During the eight months of war, all Social-Democratic centres, groups, currents, and shades of opinion have held conferences with all and sundry, and have come out with “declarations”, i.e., made their opinions known to the public. Today the task is different, and closer to action: more distrust of resonant declarations and spectacular conferences; more energy in evolving precise replies and advice to writers, propagandists, agitators, and all thinking workers, written in a way that cannot but be understood; more clarity and purposefulness in mustering the forces for a long-term effort to give effect to such advice.
Much has been given to the editors of Nashe Slovo—after all, they are a daily paper!—and they will have much to answer for if they fail to carry out even this “minimum programme”.
A final remark: in May 1910, exactly five years ago, we made mention, in our press abroad, of a highly outstanding political fact, of “far greater significance” than the conferences and declarations of many very “powerful” Social-Democratic centres, i. e., the fact of the formation in Russia of a group of legalist writers working in the selfsame XYZ journal. What has been shown by the facts during these five years, so eventful in the history of the labour movement in Russia and the whole world? Have not the facts shown that in Russia we have a certain social nucleus to rally the elements of a national liberal-labour party (after the “European” pattern)? What are the conclusions forced on all Social-Democrats by the circumstance that, with the exception of Voprosy Strakhovaniya,[2] we see, in Russia, the open expression only of this current, Nashe Dyelo, Strahhovaniye Rabochikh, Severny Gobs,[3] Maslov and Plekhanov?
So we repeat: more distrust of resonant declarations, and more courage in facing grave political realities.


Notes


[1] Lenin is referring to Nasha Zarya, a journal of the Menshevik liquidators.
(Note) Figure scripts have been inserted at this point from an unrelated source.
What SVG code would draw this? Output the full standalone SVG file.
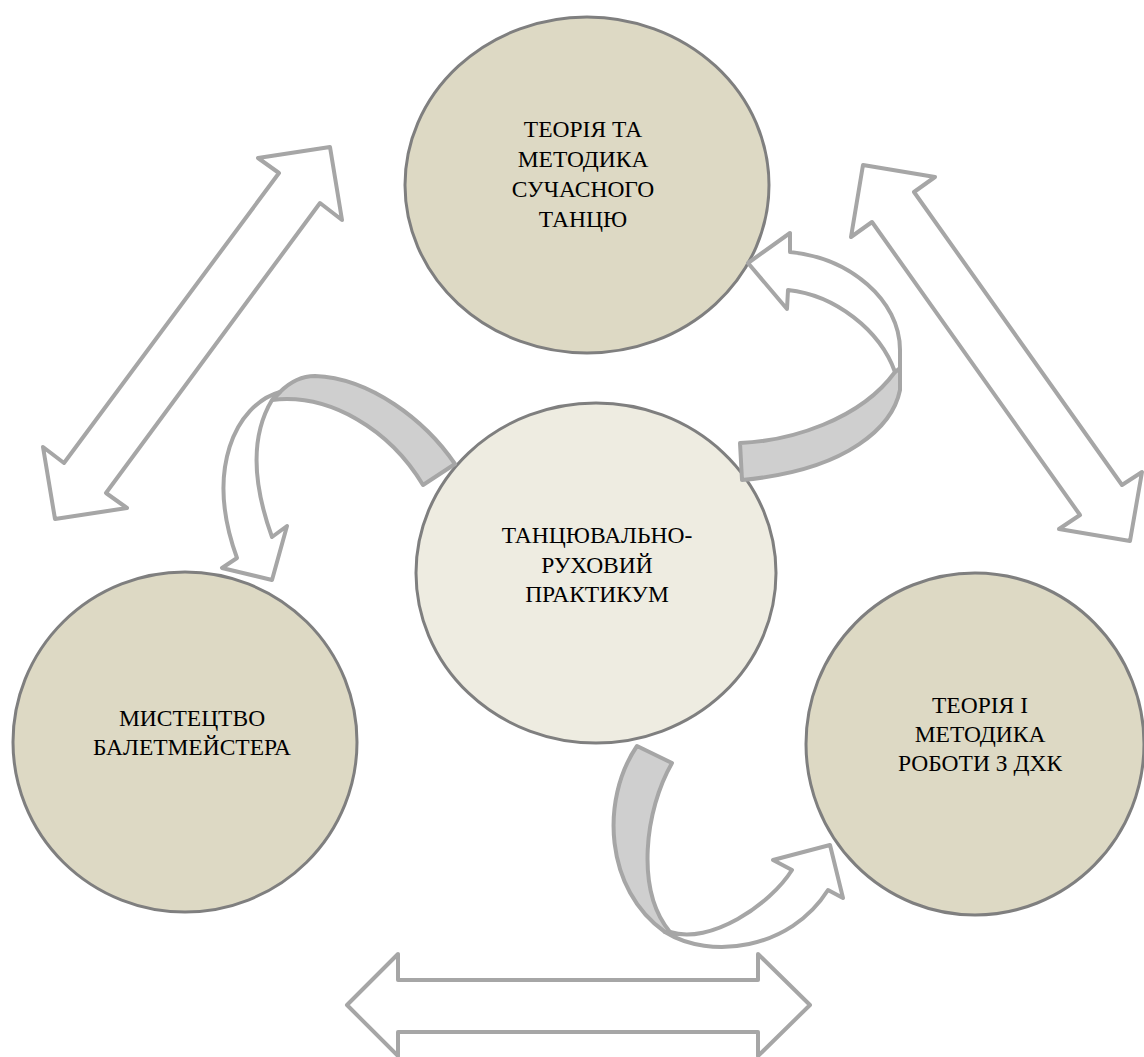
<svg xmlns="http://www.w3.org/2000/svg" width="1144" height="1057" viewBox="0 0 1144 1057">
<style>
.outer{fill:#DDD9C4;stroke:#7F7F7F;stroke-width:3}
.inner{fill:#EEECE1;stroke:#7F7F7F;stroke-width:3}
.arr{fill:#FFFFFF;stroke:#A6A6A6;stroke-width:4;stroke-linejoin:round}
.band{fill:#CFCFCF;stroke:#A6A6A6;stroke-width:4;stroke-linejoin:round}
.lbl{font-family:'Liberation Serif','Times New Roman',Tinos,'DejaVu Serif',serif;font-size:23.5px;font-weight:400;fill:#000000;text-anchor:middle}
</style>
<rect width="1144" height="1057" fill="#FFFFFF"/>
<g id="connectors">
<polygon class="arr" points="330,147 342,220 320,203 106,493 127,508 55,519 43,447 64,463 279,173 258,158"/>
<polygon class="arr" points="863,165 935,177 914,192 1122,485 1142,472 1130,541 1059,529 1080,515 872,222 851,237"/>
<polygon class="arr" points="347,1005 398,954 398,980 758,980 758,954 810,1005 758,1056 758,1032 398,1032 398,1056"/>
</g>
<g id="node-top">
<ellipse class="outer" cx="587" cy="185" rx="182" ry="168"/>
<text class="lbl" x="583" y="137">ТЕОРІЯ ТА</text>
<text class="lbl" x="583" y="167">МЕТОДИКА</text>
<text class="lbl" x="583" y="197">СУЧАСНОГО</text>
<text class="lbl" x="583" y="227">ТАНЦЮ</text>
</g>
<g id="node-left">
<ellipse class="outer" cx="185" cy="742" rx="172" ry="170"/>
<text class="lbl" x="192" y="726">МИСТЕЦТВО</text>
<text class="lbl" x="192" y="755">БАЛЕТМЕЙСТЕРА</text>
</g>
<g id="node-right">
<ellipse class="outer" cx="975" cy="744" rx="169" ry="171"/>
<text class="lbl" x="980" y="713">ТЕОРІЯ І</text>
<text class="lbl" x="980" y="742">МЕТОДИКА</text>
<text class="lbl" x="980" y="771">РОБОТИ З ДХК</text>
</g>
<g id="node-center">
<ellipse class="inner" cx="596" cy="573" rx="180" ry="170"/>
<text class="lbl" x="597" y="543">ТАНЦЮВАЛЬНО-</text>
<text class="lbl" x="597" y="573">РУХОВИЙ</text>
<text class="lbl" x="597" y="602">ПРАКТИКУМ</text>
</g>
<g id="curved-arrows">
<path class="band" d="M740,443 C790,441 860,420 895,372 L900,368 L900,390 C893,425 850,470 742,480 Z"/>
<path class="arr" d="M895,372 C880,330 835,295 788,290 L787,309 L748,263 L790,233 L790,252 C850,258 900,300 900,350 L900,368 Z"/>
<path class="band" d="M455,464 C425,420 370,378 315,376 C300,376 288,384 280,392 L272,400 C330,393 390,430 423,485 Z"/>
<path class="arr" d="M280,392 C235,405 205,470 237,558 L222,568 L272,580 L287,526 L272,537 C255,490 248,440 272,400 Z"/>
<path class="band" d="M637,746 L672,763 C645,810 635,890 670,932 L665,932 C605,890 600,800 637,746 Z"/>
<path class="arr" d="M665,932 C710,960 790,950 828,890 L843,898 L830,845 L773,860 L792,870 C770,905 710,945 670,932 Z"/>
</g>
</svg>
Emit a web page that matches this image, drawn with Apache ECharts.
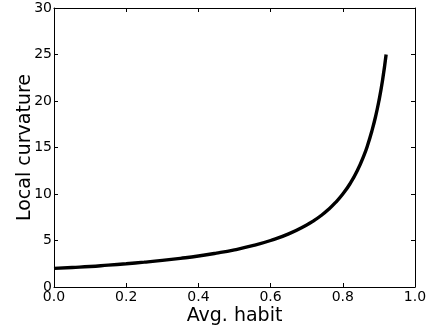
<!DOCTYPE html>
<html>
<head>
<meta charset="utf-8">
<script src="https://cdn.jsdelivr.net/npm/echarts@6/dist/echarts.min.js"></script>
<style>html,body{margin:0;padding:0;background:#fff}#c{width:435px;height:327px}</style>
</head>
<body>
<div id="c"></div>
<script>
var xValues = [0, 0.05, 0.1, 0.15, 0.2, 0.25, 0.3, 0.35, 0.4, 0.45, 0.5, 0.55, 0.6, 0.65, 0.7, 0.72, 0.74, 0.76, 0.78, 0.8, 0.82, 0.84, 0.86, 0.87, 0.88, 0.89, 0.9, 0.91, 0.92];
var yValues = [2.0, 2.1, 2.2, 2.35, 2.5, 2.67, 2.86, 3.08, 3.33, 3.64, 4.0, 4.44, 5.0, 5.71, 6.67, 7.14, 7.69, 8.33, 9.09, 10.0, 11.1, 12.5, 14.3, 15.4, 16.7, 18.2, 20.0, 22.2, 25.0];
var xTickLabels = ['0.0', '0.2', '0.4', '0.6', '0.8', '1.0'];
var yTickLabels = ['0', '5', '10', '15', '20', '25', '30'];
var xTitle = 'Avg. habit';
var yTitle = 'Local curvature';

var font = 'DejaVu Sans';
var data = xValues.map(function (x, i) { return [x, yValues[i]]; });
var chart = echarts.init(document.getElementById('c'), null, {renderer: 'canvas'});
var axLine = {show: true, onZero: false, lineStyle: {color: '#000', width: 1}};
var tick = {show: true, inside: true, length: 4, lineStyle: {color: '#000', width: 1}};
chart.setOption({
  animation: false,
  grid: {left: 54, right: 20, top: 8, bottom: 40, containLabel: false, outerBoundsMode: 'none'},
  xAxis: [{
    type: 'value', min: 0, max: 1, interval: 0.2, position: 'bottom',
    axisLine: axLine, axisTick: tick, splitLine: {show: false},
    axisLabel: {color: '#000', fontFamily: font, fontSize: 14, margin: 3,
      formatter: function (v) { return xTickLabels[Math.round(v / 0.2)]; }},
    name: xTitle, nameLocation: 'middle', nameGap: 20, nameMoveOverlap: false,
    nameTextStyle: {color: '#000', fontFamily: font, fontSize: 19}
  }, {
    type: 'value', min: 0, max: 1, interval: 0.2, position: 'top',
    axisLine: axLine, axisTick: tick, splitLine: {show: false}, axisLabel: {show: false}
  }],
  yAxis: [{
    type: 'value', min: 0, max: 30, interval: 5, position: 'left',
    axisLine: axLine, axisTick: tick, splitLine: {show: false},
    axisLabel: {color: '#000', fontFamily: font, fontSize: 14, margin: 2,
      formatter: function (v) { return yTickLabels[Math.round(v / 5)]; }},
    name: yTitle, nameLocation: 'middle', nameGap: 19, nameRotate: 90, nameMoveOverlap: false,
    nameTextStyle: {color: '#000', fontFamily: font, fontSize: 19}
  }, {
    type: 'value', min: 0, max: 30, interval: 5, position: 'right',
    axisLine: axLine, axisTick: tick, splitLine: {show: false}, axisLabel: {show: false}
  }],
  series: [{
    type: 'line', data: data, showSymbol: false, smooth: true,
    lineStyle: {color: '#000', width: 3.4}
  }]
});
</script>
</body>
</html>
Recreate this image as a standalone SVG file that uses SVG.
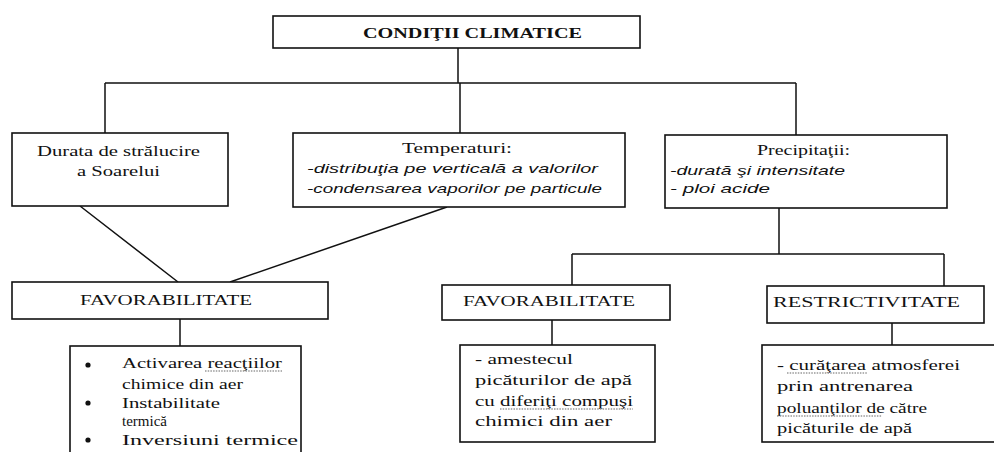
<svg xmlns="http://www.w3.org/2000/svg" width="994" height="452" viewBox="0 0 994 452">
<style>
.box{fill:#fff;stroke:#111;stroke-width:1.6}
.ln{fill:none;stroke:#111;stroke-width:1.5}
.sq{fill:none;stroke:#999;stroke-width:1.6;stroke-dasharray:1.5 1.2}
text{font-family:"Liberation Serif","Times New Roman",serif;font-size:15px;fill:#111}
.c{text-anchor:middle}
.it{font-family:"Liberation Sans",Arial,sans-serif;font-style:italic;font-size:13.5px}
.b{font-weight:bold}
</style>
<rect width="994" height="452" fill="#fff"/>
<g id="connectors">
<path class="ln" d="M458 48 V83 M105 83 H796 M105 83 V133 M460 83 V133 M796 83 V135"/>
<path class="ln" d="M80 206 L178 282 M447 207 L230 282"/>
<path class="ln" d="M180 319 V346"/>
<path class="ln" d="M779 208 V254 M572 254 H944 M572 254 V285 M944 254 V286"/>
<path class="ln" d="M552 320 V345 M892 323 V345"/>
</g>
<g id="n-conditii">
<rect class="box" x="273" y="16" width="367" height="32"/>
<text class="b" x="363" y="38" textLength="219" lengthAdjust="spacingAndGlyphs">CONDIŢII  CLIMATICE</text>
</g>
<g id="n-durata">
<rect class="box" x="12" y="133" width="216" height="73"/>
<text x="37" y="156" textLength="163" lengthAdjust="spacingAndGlyphs">Durata de strălucire</text>
<text x="77" y="176" textLength="83" lengthAdjust="spacingAndGlyphs">a Soarelui</text>
</g>
<g id="n-temperaturi">
<rect class="box" x="293" y="133" width="332" height="74"/>
<text x="402" y="153" textLength="110" lengthAdjust="spacingAndGlyphs">Temperaturi:</text>
<text class="it" x="307" y="173" textLength="291" lengthAdjust="spacingAndGlyphs">-distribuţia pe verticală a valorilor</text>
<text class="it" x="307" y="193" textLength="295" lengthAdjust="spacingAndGlyphs">-condensarea vaporilor pe particule</text>
</g>
<g id="n-precipitatii">
<rect class="box" x="665" y="135" width="282" height="73"/>
<text x="757" y="155" textLength="93" lengthAdjust="spacingAndGlyphs">Precipitaţii:</text>
<text class="it" x="670" y="175" textLength="175" lengthAdjust="spacingAndGlyphs">-durată şi intensitate</text>
<text class="it" x="670" y="193" textLength="100" lengthAdjust="spacingAndGlyphs">- ploi acide</text>
</g>
<g id="n-fav1">
<rect class="box" x="12" y="282" width="316" height="37"/>
<text x="80" y="305" textLength="172" lengthAdjust="spacingAndGlyphs">FAVORABILITATE</text>
</g>
<g id="n-fav1-list">
<rect class="box" x="70" y="346" width="231" height="112"/>
<circle cx="88" cy="365" r="2.6" fill="#111"/>
<circle cx="88" cy="403" r="2.6" fill="#111"/>
<circle cx="88" cy="440" r="2.6" fill="#111"/>
<text x="122" y="368" textLength="160" lengthAdjust="spacingAndGlyphs">Activarea reacţiilor</text>
<path class="sq" d="M205 371 H282"/>
<text x="122" y="389" textLength="121" lengthAdjust="spacingAndGlyphs">chimice din aer</text>
<text x="122" y="408" textLength="98" lengthAdjust="spacingAndGlyphs">Instabilitate</text>
<text x="122" y="426">termică</text>
<text x="122" y="445" textLength="176" lengthAdjust="spacingAndGlyphs">Inversiuni termice</text>
</g>
<g id="n-fav2">
<rect class="box" x="442" y="285" width="228" height="35"/>
<text x="463" y="306" textLength="172" lengthAdjust="spacingAndGlyphs">FAVORABILITATE</text>
</g>
<g id="n-fav2-text">
<rect class="box" x="460" y="345" width="195" height="97"/>
<text x="475" y="364" textLength="98" lengthAdjust="spacingAndGlyphs">- amestecul</text>
<text x="475" y="385" textLength="157" lengthAdjust="spacingAndGlyphs">picăturilor de apă</text>
<text x="475" y="406" textLength="158" lengthAdjust="spacingAndGlyphs">cu diferiţi compuşi</text>
<path class="sq" d="M500 409 H633"/>
<text x="475" y="426" textLength="137" lengthAdjust="spacingAndGlyphs">chimici din aer</text>
</g>
<g id="n-restr">
<rect class="box" x="767" y="286" width="217" height="37"/>
<text x="773" y="307" textLength="187" lengthAdjust="spacingAndGlyphs">RESTRICTIVITATE</text>
</g>
<g id="n-restr-text">
<rect class="box" x="762" y="345" width="240" height="97"/>
<text x="777" y="370" textLength="183" lengthAdjust="spacingAndGlyphs">- curăţarea atmosferei</text>
<path class="sq" d="M787 373 H867"/>
<text x="777" y="391" textLength="136" lengthAdjust="spacingAndGlyphs">prin antrenarea</text>
<text x="777" y="413" textLength="150" lengthAdjust="spacingAndGlyphs">poluanţilor de către</text>
<path class="sq" d="M777 416 H882"/>
<text x="777" y="433" textLength="135" lengthAdjust="spacingAndGlyphs">picăturile de apă</text>
</g>
</svg>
[2] Voprosy Strakhovaniya (Problems of Insurance)—a Bolshevik legal journal, published at intervals in St. Petersburg from October 1913 to March 1918. It worked, not only for the achievement of workers’ insurance, but also for the Bolshevik “uncurtailed slogans” of an eight-hour day, confiscation of the landed estates, and a democratic republic. The Bolsheviks A. N. Vinokurov, N. A. Skripnik, P. I. Stuka, N. M. Shvernik and others contributed to the journal.

[3] Severny Gales (Voice of the North)—Menshevik weekly, publshed in Petrograd from January to March 1915.